Textual Criticism Buzzwords

Big Concepts from Big Minds

Copy-text

This is the text on which a Textual Critic bases his or her own edition of a literary work. It's usually the cleanest, awesomest, most uncorrupted version of an author's work that we can find. Even this text will probably have a lot of problems, but the point is that is has fewer problems than other, messier versions of the text.

Authoritative

The authoritative version of a text is the best version of the text: it has the fewest problems and most closely reflects the author's intentions. Part of a Textual Critic's job is to determine which version of text is the authoritative one. Sometimes the choice is fairly easy, but sometimes there are a lot of competing texts demanding attention.

Eclectic Method

This method involves using a bunch of different versions of a literary work in order to reconstruct it in its ideal form, a version that is as close to the author's original intentions as possible.

Editing

Editing is all about fixing mistakes in texts that have been passed down to us (and fixing mistakes in texts of our time, too). Older texts in particular often have loads of printing errors, misspellings, and just outright mistakes that need to be thought through and tidied up.

Manuscript

A manuscript is a text written by hand. (That's not so true of literature written these days, but back in the day, that's how authors rolled.) Some manuscripts are more "authoritative" than others—that is, some are more closely linked to the author than others. Textual Critics are always searching for the most "authoritative" manuscript, if they can find a manuscript at all.

Textual Authority

Who has authority over a literary work? Well, generally, people tend to think the author does. After all, the author is the one who actually wrote the thing. Textual Critics think we should pay attention to the author's intentions and, in the words of literary scholar Eric Cartman, respect the author's authoritah.

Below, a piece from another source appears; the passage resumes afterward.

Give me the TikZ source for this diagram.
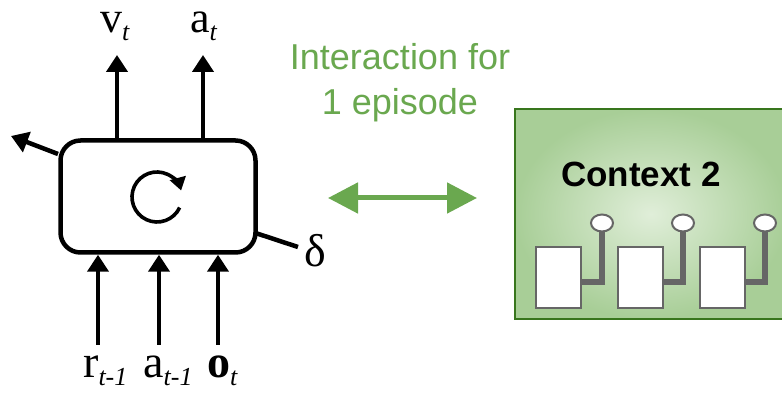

Socialized concept of authorship and textual authority

You can thank Textual Critic Jerome McGann for this fancy phrase. He thinks it's not just the author we need to take into account when deciding on the most "authoritative" version of a literary work: for him, editors and publishers are totally important, too. The idea is that several perspectives are at play in the production of a literary text, so focusing on just one only gives you part of the picture.

Fluid Text

When Textual Critics can't decide which version of a literary work is more authoritative than another, they refer to it as a "fluid text." What this means is that all of the different versions of the text make up an authoritative text… at the same time

Accidentals

These are things like spelling and punctuation, which Textual Critics keep an eye out for when they're trying to produce an edition of a literary work that stays as close as possible to the author's original. They may seem minor, but they can have surprisingly wide-ranging consequences.